According to Tech Crunch, Facebook paid $85 million for Parse, in a deal that includes both cash and equity. There is no official information about the size of the deal, apart from Facebook saying "the size was not material." Let us assume, for the time being, that the size of the deal is indeed $85 million. In exchange, Facebook will have access to:

  • Technology: An excellent platform for mobile developers.

  • Market: About 60,000 developers use Parse. Around 10% of them can be monetized. Notice that Parse achieved this number in only 2 years, which demonstrates the quality of its product, the need in the market for back-end services and the efficiency of having a freemium pricing system.

  • A new revenue stream.

  • Exposure to the mobile app development market, which could be worth as much as $100 billion by 2015.

  • Opportunities for integration and synergies: For example, according to TechCrunch, Facebook "could increase the likelihood that third-party apps integrate with them and buy their ads."

  • No known tangible assets.

Analysis

Parse has made a big exit, considering it only had a first round of funding, raising $7 million. However, we believe that Facebook could benefit enormously from this $85 million deal in the long run. The $85 million price won't have an immediate effect on Facebook revenue or the stock performance. But by having Parse in its business portfolio, Facebook is not only adding diversification: it is addressing the right market with the right technology, at the right time.

Although there is no official data about revenue, Parse CEO mentioned about half a year ago that the firm was in a "hyper-growth" phase. By November 2012, the company still didn't have a sales team but revenue was already growing 30% month-over-month in terms of apps and traffic.
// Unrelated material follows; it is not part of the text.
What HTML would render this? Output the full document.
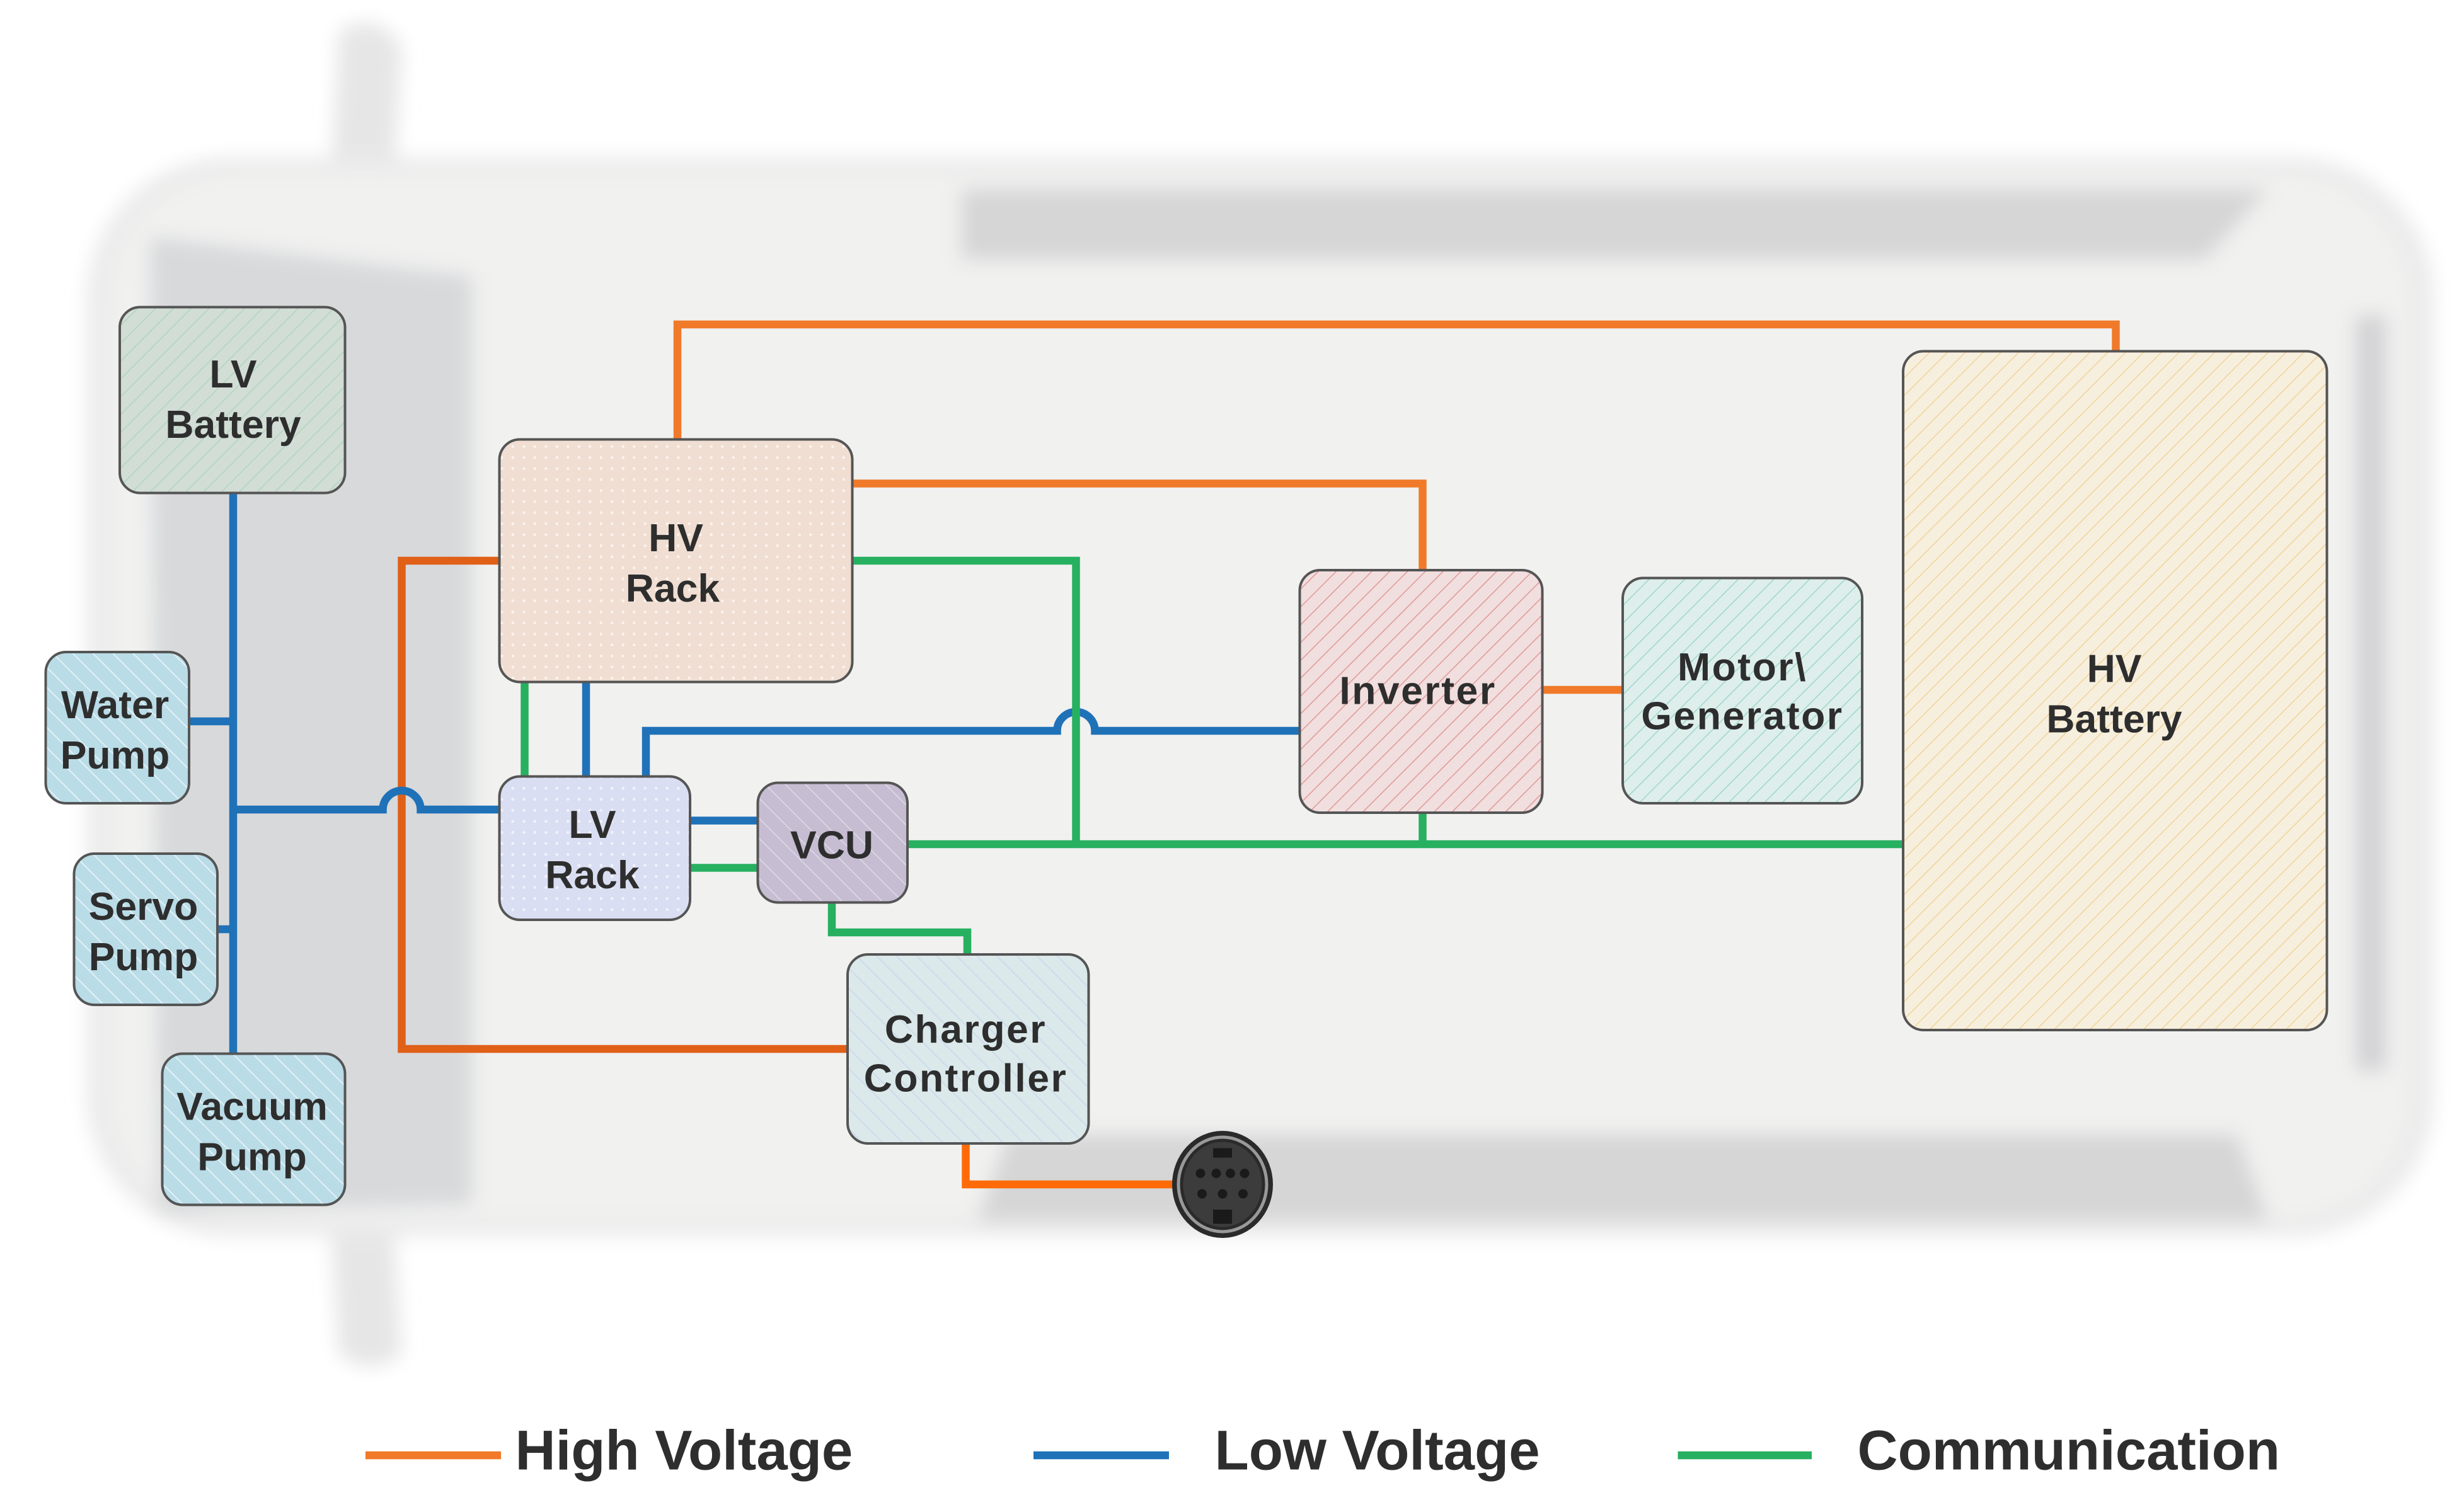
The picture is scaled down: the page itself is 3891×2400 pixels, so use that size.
<!DOCTYPE html>
<html><head><meta charset="utf-8"><style>
html,body{margin:0;padding:0;background:#fff;}
svg{display:block;}
text{font-family:"Liberation Sans",sans-serif;font-weight:bold;fill:#2e2e2e;}
</style></head><body>
<svg width="3891" height="2400" viewBox="0 0 1556.4 960" xmlns="http://www.w3.org/2000/svg">
<defs>
<pattern id="hG" width="8" height="8" patternUnits="userSpaceOnUse" patternTransform="rotate(45)"><rect width="8" height="8" fill="#d2ddd6"/><line x1="0" y1="0" x2="0" y2="8" stroke="#a9d4b6" stroke-width="1"/></pattern>
<pattern id="hB" width="9" height="9" patternUnits="userSpaceOnUse" patternTransform="rotate(-45)"><rect width="9" height="9" fill="#b9dce7"/><line x1="0" y1="0" x2="0" y2="9" stroke="#e4f2f6" stroke-width="1.5"/></pattern>
<pattern id="hC" width="9" height="9" patternUnits="userSpaceOnUse" patternTransform="rotate(-45)"><rect width="9" height="9" fill="#dbe9ea"/><line x1="0" y1="0" x2="0" y2="9" stroke="#c8d2ee" stroke-width="1"/></pattern>
<pattern id="hV" width="9" height="9" patternUnits="userSpaceOnUse" patternTransform="rotate(-45)"><rect width="9" height="9" fill="#c6bdd2"/><line x1="0" y1="0" x2="0" y2="9" stroke="#e0dbe8" stroke-width="1.2"/></pattern>
<pattern id="hR" width="8" height="8" patternUnits="userSpaceOnUse" patternTransform="rotate(45)"><rect width="8" height="8" fill="#f1dede"/><line x1="0" y1="0" x2="0" y2="8" stroke="#df8a8a" stroke-width="1"/></pattern>
<pattern id="hT" width="8" height="8" patternUnits="userSpaceOnUse" patternTransform="rotate(45)"><rect width="8" height="8" fill="#deeeeb"/><line x1="0" y1="0" x2="0" y2="8" stroke="#8fd3c8" stroke-width="1"/></pattern>
<pattern id="hY" width="8" height="8" patternUnits="userSpaceOnUse" patternTransform="rotate(45)"><rect width="8" height="8" fill="#f7efde"/><line x1="0" y1="0" x2="0" y2="8" stroke="#efcf8a" stroke-width="1"/></pattern>
<pattern id="dH" width="7" height="7" patternUnits="userSpaceOnUse"><rect width="7" height="7" fill="#f0ded2"/><circle cx="3.5" cy="3.5" r="0.9" fill="#fbf3ee"/></pattern>
<pattern id="dL" width="7" height="7" patternUnits="userSpaceOnUse"><rect width="7" height="7" fill="#dadef2"/><circle cx="3.5" cy="3.5" r="0.9" fill="#f2f3fb"/></pattern>
<filter id="blur"><feGaussianBlur stdDeviation="6"/></filter>
</defs>
<rect width="1556.4" height="960" fill="#fff"/>
<g filter="url(#blur)">
<path d="M215 20 Q240 5 255 30 L250 120 L210 120 Z" fill="#e6e6e6"/>
<path d="M210 780 L250 780 L255 860 Q235 875 215 860 Z" fill="#e6e6e6"/>
<rect x="55" y="100" width="1490" height="685" rx="90" fill="#ebebeb"/>
<rect x="70" y="110" width="1460" height="665" rx="80" fill="#f1f1f0"/>
<path d="M95 150 L300 175 L300 765 L100 770 Z" fill="#d8d9db"/>
<path d="M610 120 L1440 120 L1400 165 L610 165 Z" fill="#d6d6d7"/>
<path d="M640 720 L1420 720 L1440 775 L620 775 Z" fill="#d6d6d7"/>
<rect x="1495" y="200" width="20" height="480" fill="#d3d3d5"/>
</g>
<g fill="none" stroke="#f07a2a" stroke-width="5" stroke-linejoin="miter">
<polyline points="430,279 430,206 1343,206 1343,223"/>
<polyline points="541,307 903,307 903,362"/>
<polyline points="317,356 255,356 255,666 538,666" stroke="#e06018"/>
<line x1="979" y1="438" x2="1030" y2="438"/>
<polyline points="613,726 613,752 748,752" stroke="#ff6a08"/>
</g>
<g fill="none" stroke="#1f72b8" stroke-width="5">
<line x1="148" y1="313" x2="148" y2="669"/>
<line x1="120" y1="458" x2="148" y2="458"/>
<line x1="138" y1="590" x2="148" y2="590"/>
<path d="M148 514 L243 514 A12 12 0 0 1 267 514 L317 514"/>
<line x1="372" y1="433" x2="372" y2="493"/>
<path d="M410 493 L410 464 L671 464 A12 12 0 0 1 695 464 L825 464"/>
<line x1="438" y1="521" x2="481" y2="521"/>
</g>
<g fill="none" stroke="#27b060" stroke-width="5">
<line x1="333" y1="433" x2="333" y2="493"/>
<polyline points="541,356 683,356 683,536"/>
<line x1="576" y1="536" x2="1208" y2="536"/>
<line x1="903" y1="516" x2="903" y2="536"/>
<line x1="438" y1="551" x2="481" y2="551"/>
<polyline points="528,573 528,592 614,592 614,606"/>
</g>
<g stroke="#555" stroke-width="1.6">
<rect x="76" y="195" width="143" height="118" rx="13" fill="url(#hG)"/>
<rect x="317" y="279" width="224" height="154" rx="13" fill="url(#dH)"/>
<rect x="29" y="414" width="91" height="96" rx="13" fill="url(#hB)"/>
<rect x="47" y="542" width="91" height="96" rx="13" fill="url(#hB)"/>
<rect x="103" y="669" width="116" height="96" rx="13" fill="url(#hB)"/>
<rect x="317" y="493" width="121" height="91" rx="13" fill="url(#dL)"/>
<rect x="481" y="497" width="95" height="76" rx="13" fill="url(#hV)"/>
<rect x="538" y="606" width="153" height="120" rx="13" fill="url(#hC)"/>
<rect x="825" y="362" width="154" height="154" rx="13" fill="url(#hR)"/>
<rect x="1030" y="367" width="152" height="143" rx="13" fill="url(#hT)"/>
<rect x="1208" y="223" width="269" height="431" rx="13" fill="url(#hY)"/>
</g>
<ellipse cx="776" cy="752" rx="32" ry="34" fill="#2a2a2a"/>
<ellipse cx="776" cy="752" rx="28" ry="30" fill="none" stroke="#999" stroke-width="2"/>
<ellipse cx="776" cy="752" rx="25" ry="27" fill="#3c3c3c"/>
<g fill="#1a1a1a"><rect x="770" y="729" width="12" height="6"/><rect x="770" y="768" width="12" height="9"/>
<circle cx="762" cy="745" r="3"/><circle cx="772" cy="745" r="3"/><circle cx="781" cy="745" r="3"/><circle cx="790" cy="745" r="3"/>
<circle cx="763" cy="758" r="3"/><circle cx="776" cy="758" r="3"/><circle cx="789" cy="758" r="3"/></g>
<g font-size="25" text-anchor="middle">
<text x="148" y="246">LV</text><text x="148" y="278">Battery</text>
<text x="429" y="350">HV</text><text x="427" y="382">Rack</text>
<text x="73" y="456">Water</text><text x="73" y="488">Pump</text>
<text x="91" y="584">Servo</text><text x="91" y="616">Pump</text>
<text x="160" y="711">Vacuum</text><text x="160" y="743">Pump</text>
<text x="376" y="532">LV</text><text x="376" y="564">Rack</text>
<text x="528" y="545">VCU</text>
<text x="613" y="662" letter-spacing="1">Charger</text><text x="613" y="693" letter-spacing="1">Controller</text>
<text x="900" y="447" letter-spacing="1">Inverter</text>
<text x="1106" y="432" letter-spacing="1">Motor\</text><text x="1106" y="463" letter-spacing="1">Generator</text>
<text x="1342" y="433">HV</text><text x="1342" y="465">Battery</text>
</g>
<g stroke-width="5">
<line x1="232" y1="924" x2="318" y2="924" stroke="#f07a2a"/>
<line x1="656" y1="924" x2="742" y2="924" stroke="#1f72b8"/>
<line x1="1065" y1="924" x2="1150" y2="924" stroke="#27b060"/>
</g>
<g font-size="35.5" fill="#333">
<text x="327" y="933">High Voltage</text>
<text x="771" y="933">Low Voltage</text>
<text x="1179" y="933">Communication</text>
</g>
</svg>
</body></html>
Let us assume that Parse can monetize 10% of its community. That is about 6,000 developers. Let us be very conservative and assume that, on average, they spend $200 per month, which is the price of the Basic plan. Roughly speaking, Parse could obtain as much as $1.2 million in monthly revenue, or $14.4M per year under this scenario. But considering there are many high-traffic apps running under Parse (see the "clients" list in the website), I expect the real number to be much bigger: $16-18 million per year. Thus, the amount paid for Parse is equivalent to 5 years of revenue, assuming no growth (which is highly unlikely!). This is by far a better deal than Instagram. Profitability is a different issue, but most likely Parse will continue growing in the 20s for the next 2 years. The bigger the community size, the lower the infrastructure costs.

Finally, Facebook's acquisition is very strategic. It is well-known that Facebook "has a mobile problem." Apple (NASDAQ:AAPL) has a mobile OS and a content and payments ecosystem. Google (NASDAQ:GOOG) has a mobile OS, Gmail, Google Play and the search engine. Amazon (NASDAQ:AMZN) also has its own content and payments ecosystem, limited mobile presence and strong cloud infrastructure. But Facebook doesn't have a payment ecosystem. It doesn't have a store. It has the social network and that's about it. Furthermore, its presence in mobile is limited to its app and the nowadays not-so-ubiquitous Instagram. As a user comments on YCombinator, by acquiring Parse:

(Facebook) is trying to get the benefits of having a mobile OS without actually developing one and building market share.

Indeed, Facebook is trying hard to expand its presence in mobiles. Here a few examples:

  • May 2012: Facebook acquires Karma, which makes mobile apps for gifting friends and family.

  • June 2012: Facebook hires the team of app developer Lightbox.

  • June, 2012: Facebook acquires Pieceable, which created an easy way for publishers to build apps and preview them in a web browser.

The acquisition of Parse therefore contributes to the "everything but an OS" mobile strategy of Facebook.

The App Development Market

We mentioned earlier that the most charming point of acquiring Parse is the opportunity of getting exposure to the app development emerging market.

According to Research2Guidance, the market for app development services (which includes app creation, management, distribution and extension services) will grow in value to $100 billion in 2015.

According to the same source, in 2010, app maintenance, analytics, distribution and extension services constituted merely 2% of earnings. However, this share will grow significantly between now and 2015. Furthermore, most of apps are developed by third party application developers (currently 66% of all publications), who are likely to use services like Parse in order to minimize costs without losing efficiency. With 450,000 developers, Appcelerator is probably the leader in this field. Parse, with its top quality services, 60,000 developers community (achieved in 2 years) and Facebook support, has what it takes to become a major leader in this emerging fast-growing market.

Final Remarks

  • Rate: Neutral

  • Investment Horizon: 1 year

  • Strategy: Growth

  • Uncertainty: High

Disclosure: I am long QCOM. I wrote this article myself, and it expresses my own opinions. I am not receiving compensation for it (other than from Seeking Alpha). I have no business relationship with any company whose stock is mentioned in this article.